6ABC anchor Jim Gardner at his desk in April 2013. Once again, Gardner and his Action News crew were tops in the ratings despite some stiff competition, including the Olympics and the Super Bowl on NBC10.
6ABC anchor Jim Gardner at his desk in April 2013. Once again, Gardner and his Action News crew were tops in the ratings despite some stiff competition, including the Olympics and the Super Bowl on NBC10.Read moreALEJANDRO A. ALVAREZ / Staff File Photo

Not even the Super Bowl and the Olympics were enough to stop the ratings dominance of Jim Gardner and his colleagues at 6ABC.

NBC10 experienced a ratings boon by airing both events. According to some measurements, the network's ratings were up as much as 73 percent compared with its pre-Olympics programming, and were even able to eclipse 6ABC's in prime-time on some nights.

But that wasn't enough, as 6ABC led all local network stations for the month of February in nearly all parts of the day, continuing a run that goes back decades, according to the most recent Nielsen numbers.

In particular, the 6 and 11 p.m. Action News broadcasts, anchored by Gardner, handily defeated the competition, including NBC10 News, which itself enjoyed terrific ratings thanks to its Olympics lead-in.

For February, Action News at 6 pulled in an impressive household rating of 10 and averaged about 287,000 viewers, nearly tripling the 3.3 rating NBC10 News garnered. Eyewitness News on CBS3 finished third for the month, while Fox 29 News ended up a distant fourth. It's hard to overstate how big a 10 rating is locally in today's landscape of declining ratings and fractured viewing. It's actually on par with some hours of audience NBC10 pulled in for its Olympics coverage in prime time. Among adults 25-54, Action News drew a 3.6 rating, compared to NBC10 News' 1.4 rating.

The numbers remained strong for World News Tonight With David Muir at 6:30 p.m., which drew an 11.3 household rating locally and averaged about 324,000 viewers a night, a massive number that dwarfed the viewership of Lester Holt's NBC Nightly News and CBS Evening News with Jeff Glor, who replaced Scott Pelley in October.

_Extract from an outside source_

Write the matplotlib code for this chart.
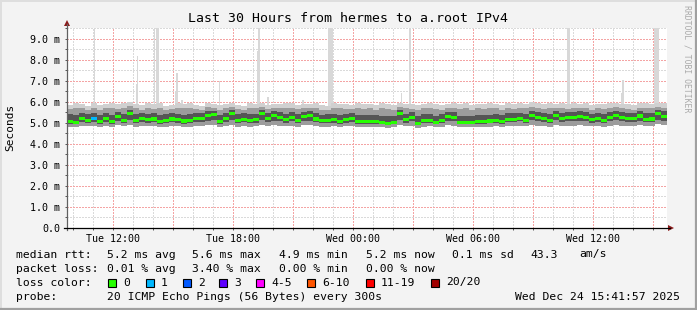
import datetime as dt
import numpy as np
import matplotlib
matplotlib.use("Agg")
import matplotlib.pyplot as plt
import matplotlib.dates as mdates
from matplotlib.ticker import MultipleLocator, FuncFormatter
from matplotlib.patches import Rectangle, Polygon
from matplotlib.lines import Line2D

# ---------------- data ----------------
start = dt.datetime(2025, 12, 23, 9, 41, 57)
end = dt.datetime(2025, 12, 24, 15, 41, 57)
step_min = 18  # consolidated sample spacing (minutes)

# median RTT (ms) per sample
median = [5.05, 5.00, 5.22, 5.12, 5.20, 5.05, 5.20, 5.07, 5.30, 5.10, 5.45, 5.12, 5.22, 5.15, 5.18, 5.05,
          5.12, 5.18, 5.15, 5.08, 5.12, 5.20, 5.20, 5.35, 5.38, 5.05, 5.20, 5.42, 5.10, 5.17, 5.12, 5.15, 5.45,
          5.22, 5.33, 5.25, 5.15, 5.25, 5.12, 5.28, 5.35, 5.18, 5.10, 5.12, 5.15, 5.05, 5.15, 5.20, 5.05, 5.05,
          5.05, 5.05, 5.02, 4.98, 5.00, 5.42, 5.15, 5.25, 4.98, 5.10, 5.12, 5.00, 5.10, 5.30, 5.25, 5.02,
          5.00, 5.00, 5.05, 5.05, 5.08, 5.12, 5.05, 5.15, 5.15, 5.22, 5.12, 5.35, 5.25, 5.20, 5.10, 5.35, 5.22,
          5.25, 5.25, 5.30, 5.25, 5.15, 5.20, 5.12, 5.25, 5.35, 5.25, 5.22, 5.20, 5.32, 5.17, 5.18, 5.42, 5.30]

# smoke: max ping, 90th pct, 75th pct, 25th pct, min ping (ms)
ping_max = [5.85, 5.95, 5.90, 5.80, 5.95, 5.85, 5.90, 5.92, 5.88, 5.95, 6.00, 5.90, 5.85, 5.95, 5.88, 5.92,
            5.80, 5.85, 5.95, 5.90, 5.92, 5.85, 5.80, 5.95, 5.88, 5.85, 5.90, 5.95, 5.85, 5.80, 5.92, 5.90, 5.95,
            5.85, 5.90, 5.88, 5.95, 5.92, 5.85, 5.90, 5.88, 5.92, 5.85, 5.80, 5.95, 5.90, 5.88, 5.85, 5.92, 5.88,
            5.90, 5.85, 5.92, 5.88, 5.85, 5.95, 5.90, 5.88, 5.85, 5.90, 5.92, 5.88, 5.85, 5.90, 5.95, 5.88,
            5.92, 5.85, 5.90, 5.88, 5.95, 5.90, 5.85, 5.92, 5.88, 5.95, 5.90, 5.98, 5.92, 5.88, 5.95, 5.90, 5.92,
            5.88, 5.95, 5.90, 5.92, 5.85, 5.90, 5.88, 5.92, 5.95, 5.90, 5.88, 5.85, 5.92, 5.95, 5.90, 5.95, 5.92]
ping_p90 = [5.65, 5.70, 5.72, 5.60, 5.70, 5.62, 5.68, 5.70, 5.65, 5.72, 5.78, 5.68, 5.62, 5.70, 5.66, 5.70,
            5.60, 5.65, 5.72, 5.68, 5.70, 5.65, 5.62, 5.75, 5.70, 5.62, 5.68, 5.75, 5.65, 5.60, 5.70, 5.68, 5.75,
            5.65, 5.70, 5.68, 5.72, 5.70, 5.64, 5.70, 5.68, 5.70, 5.62, 5.60, 5.72, 5.68, 5.66, 5.64, 5.70, 5.66,
            5.68, 5.62, 5.70, 5.66, 5.62, 5.75, 5.68, 5.66, 5.62, 5.68, 5.70, 5.66, 5.62, 5.68, 5.72, 5.65,
            5.70, 5.62, 5.68, 5.66, 5.72, 5.68, 5.62, 5.70, 5.66, 5.72, 5.68, 5.76, 5.70, 5.66, 5.72, 5.68, 5.70,
            5.66, 5.72, 5.68, 5.70, 5.62, 5.68, 5.66, 5.70, 5.74, 5.68, 5.66, 5.62, 5.70, 5.72, 5.68, 5.75, 5.70]
ping_p75 = [5.40, 5.38, 5.48, 5.40, 5.45, 5.35, 5.45, 5.38, 5.52, 5.42, 5.62, 5.40, 5.48, 5.42, 5.45, 5.36,
            5.40, 5.45, 5.42, 5.38, 5.40, 5.46, 5.46, 5.56, 5.58, 5.36, 5.46, 5.60, 5.40, 5.44, 5.40, 5.42, 5.62,
            5.48, 5.55, 5.50, 5.42, 5.50, 5.40, 5.52, 5.56, 5.45, 5.38, 5.40, 5.42, 5.35, 5.42, 5.46, 5.35, 5.35,
            5.36, 5.35, 5.32, 5.30, 5.32, 5.60, 5.42, 5.50, 5.30, 5.40, 5.42, 5.32, 5.40, 5.52, 5.50, 5.34,
            5.32, 5.32, 5.36, 5.36, 5.38, 5.42, 5.36, 5.44, 5.44, 5.48, 5.42, 5.56, 5.50, 5.46, 5.40, 5.56, 5.48,
            5.50, 5.50, 5.54, 5.50, 5.42, 5.46, 5.40, 5.50, 5.56, 5.50, 5.48, 5.46, 5.54, 5.44, 5.45, 5.60, 5.54]
ping_p25 = [4.96, 4.92, 5.05, 4.98, 5.02, 4.95, 5.02, 4.96, 5.08, 4.98, 5.15, 4.98, 5.04, 5.00, 5.02, 4.95,
            4.98, 5.02, 5.00, 4.96, 4.98, 5.04, 5.02, 5.10, 5.12, 4.95, 5.02, 5.15, 4.98, 5.02, 4.98, 5.00, 5.15,
            5.05, 5.10, 5.06, 5.00, 5.06, 4.98, 5.08, 5.10, 5.02, 4.97, 4.98, 5.00, 4.94, 5.00, 5.04, 4.94, 4.94,
            4.95, 4.94, 4.92, 4.90, 4.92, 5.12, 5.00, 5.06, 4.90, 4.98, 5.00, 4.92, 4.98, 5.08, 5.06, 4.94,
            4.92, 4.92, 4.95, 4.95, 4.97, 5.00, 4.95, 5.02, 5.02, 5.06, 5.00, 5.12, 5.06, 5.04, 4.98, 5.12, 5.05,
            5.06, 5.06, 5.10, 5.06, 5.00, 5.04, 4.98, 5.06, 5.12, 5.06, 5.05, 5.02, 5.10, 5.02, 5.02, 5.15, 5.10]
ping_min = [4.82, 4.80, 4.86, 4.84, 4.85, 4.80, 4.86, 4.82, 4.88, 4.83, 4.90, 4.82, 4.86, 4.84, 4.85, 4.80,
            4.82, 4.85, 4.84, 4.80, 4.82, 4.86, 4.85, 4.88, 4.90, 4.80, 4.85, 4.90, 4.82, 4.85, 4.82, 4.84, 4.90,
            4.86, 4.88, 4.86, 4.84, 4.86, 4.82, 4.88, 4.88, 4.85, 4.82, 4.82, 4.84, 4.80, 4.84, 4.86, 4.80, 4.80,
            4.80, 4.80, 4.78, 4.76, 4.78, 4.90, 4.84, 4.86, 4.76, 4.82, 4.84, 4.78, 4.82, 4.88, 4.86, 4.80,
            4.78, 4.78, 4.80, 4.80, 4.82, 4.84, 4.80, 4.85, 4.85, 4.86, 4.84, 4.90, 4.86, 4.85, 4.82, 4.90, 4.86,
            4.86, 4.86, 4.88, 4.86, 4.84, 4.85, 4.82, 4.86, 4.90, 4.86, 4.86, 4.84, 4.88, 4.84, 4.84, 4.92, 4.88]

# samples with lost pings (index -> lost count)
loss_index = [4]
loss_count = [1]

# isolated max-ping spikes: hours after start, top value (ms); 10.0 = clipped above chart
spike_hours = [1.38, 3.48, 3.53, 4.38, 4.47, 4.55, 5.42, 5.50, 5.75, 7.62, 9.55, 9.60, 10.05,
               11.80, 13.10, 13.20, 13.28, 16.73, 17.12, 17.18, 25.05, 25.12, 27.75, 27.80,
               29.40, 29.48, 29.55]
spike_tops = [10.0, 6.83, 8.18, 10.0, 10.0, 10.0, 6.50, 7.35, 6.10, 7.00, 8.40, 10.0, 6.20,
              6.10, 10.0, 10.0, 10.0, 6.40, 10.0, 10.0, 10.0, 10.0, 6.40, 7.05,
              10.0, 10.0, 10.0]

loss_labels = ["0", "1", "2", "3", "4-5", "6-10", "11-19", "20/20"]
loss_colors = ["#26ff00", "#00b8ff", "#0059ff", "#5e00ff", "#ff00ff", "#ff5500", "#ff0000", "#a10000"]

title = "Last 30 Hours from hermes to a.root IPv4"

# ---------------- figure ----------------
W, H = 697, 310
MONO = "DejaVu Sans Mono"
plt.rcParams["font.family"] = [MONO, "DejaVu Sans"]

fig = plt.figure(figsize=(W / 100, H / 100), dpi=100)
fig.patch.set_facecolor("#f3f3f3")


def fx(x):
    return x / W


def fy(y):
    return 1 - y / H


ax = fig.add_axes([fx(67), fy(228), 600 / W, 200 / H])
ax.set_facecolor("white")
ax.set_xlim(start, end)
ax.set_ylim(0, 9.5)

n = len(median)
t = [start + dt.timedelta(minutes=step_min * i) for i in range(n + 1)]


def ext(a):
    a = np.asarray(a, dtype=float)
    return np.append(a, a[-1])


# spikes
stimes = [start + dt.timedelta(hours=h) for h in spike_hours]
ax.bar(stimes, np.array(spike_tops) - 5.0, bottom=5.0, width=5 / 1440, align="center",
       color="#d8d8d8", linewidth=0, zorder=2)

# smoke
ax.fill_between(t, ext(ping_min), ext(ping_max), step="post", color="#d0d0d0", lw=0, zorder=3)
ax.fill_between(t, ext(ping_min), ext(ping_p90), step="post", color="#9c9c9c", lw=0, zorder=3)
ax.fill_between(t, ext(ping_p25), ext(ping_p75), step="post", color="#555555", lw=0, zorder=3)

# median band coloured by loss
half = 0.075
med = ext(median)
ax.fill_between(t, med - half, med + half, step="post", color=loss_colors[0], lw=0, zorder=4)
for idx, cnt in zip(loss_index, loss_count):
    ax.fill_between(t[idx:idx + 2], [median[idx] - half] * 2, [median[idx] + half] * 2,
                    step="post", color=loss_colors[cnt], lw=0, zorder=5)

# grid & ticks
ax.xaxis.set_major_locator(mdates.HourLocator(byhour=range(0, 24, 3)))
ax.xaxis.set_minor_locator(mdates.HourLocator())
ax.yaxis.set_major_locator(MultipleLocator(1))
ax.yaxis.set_minor_locator(MultipleLocator(0.5))
ax.grid(which="minor", color="#dadada", linestyle=(0, (1, 1)), linewidth=1.0, antialiased=False)
ax.grid(which="major", color="#f4a4a4", linestyle=(0, (1, 1)), linewidth=1.0, antialiased=False)
ax.set_axisbelow(True)


def xfmt(v, pos):
    d = mdates.num2date(v)
    if d.hour % 6 == 0:
        return d.strftime("%a %H:%M")
    return ""


def yfmt(v, pos):
    if abs(v) < 1e-9:
        return "0.0"
    return "%.1f m" % v


ax.xaxis.set_major_formatter(FuncFormatter(xfmt))
ax.yaxis.set_major_formatter(FuncFormatter(yfmt))
ax.tick_params(axis="both", which="both", direction="out", length=1.6, width=0.7, color="#555555")
ax.tick_params(axis="x", which="major", pad=2.6, labelsize=7.2)
ax.tick_params(axis="y", which="major", pad=3.4, labelsize=7.2)
for s in ax.spines.values():
    s.set_visible(False)

# axis lines + arrows (figure pixels)
fig.add_artist(Line2D([fx(67), fx(67)], [fy(230), fy(24)], color="#606060", lw=0.9))
fig.add_artist(Line2D([fx(64), fx(670)], [fy(228), fy(228)], color="#000000", lw=0.9))
fig.add_artist(Polygon([(fx(64), fy(26)), (fx(70), fy(26)), (fx(67), fy(20))], closed=True,
                       color="#8b1a1a", lw=0))
fig.add_artist(Polygon([(fx(668), fy(225)), (fx(668), fy(231)), (fx(674), fy(228))], closed=True,
                       color="#8b1a1a", lw=0))

# title and labels
fig.text(fx(347.5), fy(19), title, ha="center", va="center", fontsize=9.5, family=MONO)
fig.text(fx(10), fy(127), "Seconds", ha="center", va="center", rotation=90, fontsize=8, family=MONO)
fig.text(fx(687), fy(59), "RRDTOOL / TOBI OETIKER", ha="center", va="center", rotation=270,
         fontsize=5.9, family=MONO, color="#aaaaaa")

# legend
LF = 8.2
rows = [254.5, 268.5, 282.5, 296.5]
fig.text(fx(16), fy(rows[0]), "median rtt:", va="center", fontsize=LF, family=MONO)
for x, s in [(107.3, "5.2 ms avg"), (192, "5.6 ms max"), (279.3, "4.9 ms min"),
             (365.7, "5.2 ms now"), (451.7, "0.1 ms sd"), (530, "43.3"), (579.3, "am/s")]:
    fig.text(fx(x), fy(rows[0]), s, va="center", fontsize=LF, family=MONO)
fig.text(fx(16), fy(rows[1]), "packet loss:", va="center", fontsize=LF, family=MONO)
for x, s in [(107.3, "0.01 % avg"), (192, "3.40 % max"), (279.3, "0.00 % min"), (365.7, "0.00 % now")]:
    fig.text(fx(x), fy(rows[1]), s, va="center", fontsize=LF, family=MONO)
fig.text(fx(16), fy(rows[2]), "loss color:", va="center", fontsize=LF, family=MONO)
box_x = [108.3, 145.7, 182.7, 219.3, 256, 307.3, 365.7, 431]
for bx, lab, col in zip(box_x, loss_labels, loss_colors):
    fig.add_artist(Rectangle((fx(bx), fy(rows[2] + 4)), 8 / W, 8 / H, facecolor=col,
                             edgecolor="black", lw=0.8))
    fig.text(fx(bx + 15), fy(rows[2]), lab, va="center", fontsize=LF, family=MONO)
fig.text(fx(16), fy(rows[3]), "probe:", va="center", fontsize=LF, family=MONO)
fig.text(fx(107.3), fy(rows[3]), "20 ICMP Echo Pings (56 Bytes) every 300s", va="center",
         fontsize=LF, family=MONO)
fig.text(fx(680), fy(rows[3]), "Wed Dec 24 15:41:57 2025", va="center", ha="right",
         fontsize=LF, family=MONO)

# 3D frame
fig.add_artist(Line2D([0, 1], [fy(0.5), fy(0.5)], color="#dedede", lw=1.4))
fig.add_artist(Line2D([fx(0.5), fx(0.5)], [0, 1], color="#dedede", lw=1.4))
fig.add_artist(Line2D([0, 1], [fy(309), fy(309)], color="#a0a0a0", lw=1.6))
fig.add_artist(Line2D([fx(696), fx(696)], [0, 1], color="#a0a0a0", lw=1.6))

fig.savefig("out.png", dpi=100, facecolor=fig.get_facecolor())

Fox29, which airs the syndicated Page Six TV, finished a distant fourth.

From there, 6ABC averaged a sizable number of viewers locally for Jeopardy! (312,000 viewers) and Wheel of Fortune (252,000 viewers) before ceding most of prime-time in February to NBC's Olympics coverage.

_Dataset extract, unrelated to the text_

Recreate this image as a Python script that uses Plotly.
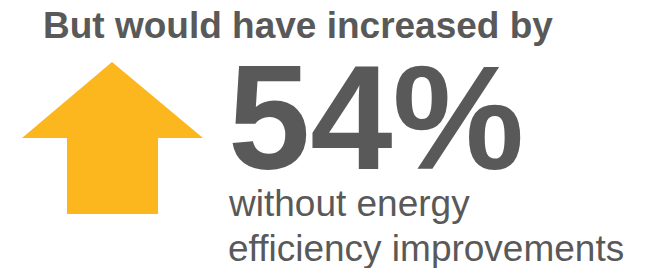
import plotly.graph_objects as go

# Data
headline = "But would have increased by"
increase_pct = 54
caption_lines = ["without energy", "efficiency improvements"]
arrow_x = [112, 203, 158, 158, 67, 67, 22, 112]
arrow_y = [62, 138, 138, 214, 214, 138, 138, 62]

W, H = 646, 268
GREY = "#595959"
GOLD = "#FDB71E"
FONT = "Liberation Sans, Arial, sans-serif"


def py(v):
    return 1 - v / H


fig = go.Figure()
fig.add_trace(go.Scatter(x=arrow_x, y=arrow_y, mode="lines", fill="toself",
                         fillcolor=GOLD, line=dict(color=GOLD, width=0),
                         hoverinfo="skip", showlegend=False))


def label(x, ybottom, text, size, weight=400):
    fig.add_annotation(x=x / W, y=py(ybottom), xref="paper", yref="paper",
                       xanchor="left", yanchor="bottom", text=text, showarrow=False,
                       font=dict(family=FONT, size=size, color=GREY, weight=weight))


label(41, 48, headline, 37, 700)
label(226, 202, f"{increase_pct}%", 148, 700)
label(226, 226, caption_lines[0], 37)
label(226, 271, caption_lines[1], 37)

fig.update_layout(width=W, height=H, margin=dict(l=0, r=0, t=0, b=0),
                  paper_bgcolor="white", plot_bgcolor="white",
                  xaxis=dict(range=[0, W], visible=False, fixedrange=True),
                  yaxis=dict(range=[H, 0], visible=False, fixedrange=True))
fig.write_html("out.html", config={"displayModeBar": False},
               post_script="document.body.style.margin='0';document.body.style.overflow='hidden';")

But Gardner and crew won back the top spot for the month during the 11 p.m. newscast, drawing a 5.7 household rating and averaging a little more than 163,000 viewers. Meanwhile, NBC10 News anchors Jim Rosenfield and Jacqueline London drew a 4.4 household rating during the month, which is a big increase over January, thanks to the Olympics (though it's worth noting the two newscasts didn't always go head-to-head due to NBC's Olympics schedule).

Among adults 25-54, the Olympics made it a closer right, but Action News still ended up on top with a 2.3 rating,  compared to NBC10 News' 2.2 rating.

"All I can say is…. thank you," Tynan said in a note to viewers about the ratings win on Facebook. "You are the best!"

So what accounts for the unparalleled loyalty Action News has been able to accrue over the years? Maybe it's the presence of Gardner himself, who is a familiar face to generations of local TV viewers and shows no signs of letting up any time soon.

"There's a lot of fake news out there these days. So much fake news. But one man has always given it to us straight," talk show host Jimmy Kimmel said of Gardner last year. "Jim has the gravitas of Walter Cronkite, the tenacity of Ted Koppel, and the mustache of Ron Burgundy. All the greats wrapped up into one."

The perennial success of Action News may also be intertwined with the newscast's iconic theme song, which has largely gone unchanged for the better part of 50 years. Back in 1996, the network experimented with a updated version of the song, featuring the work of 400 musicians from the London Symphony and London Philharmonic. But angry viewers flooded 6ABC's switchboards, and the new jingle was pulled after just four days.

"I didn't realize how emotionally attached people were to our theme," then-news chief Dave Davis told former Inquirer TV columnist Gail Shister. 'I'm certainly willing to admit we made a mistake."

Correction: A previous version of this story incorrectly listed the ratings demographics as adults 18-49.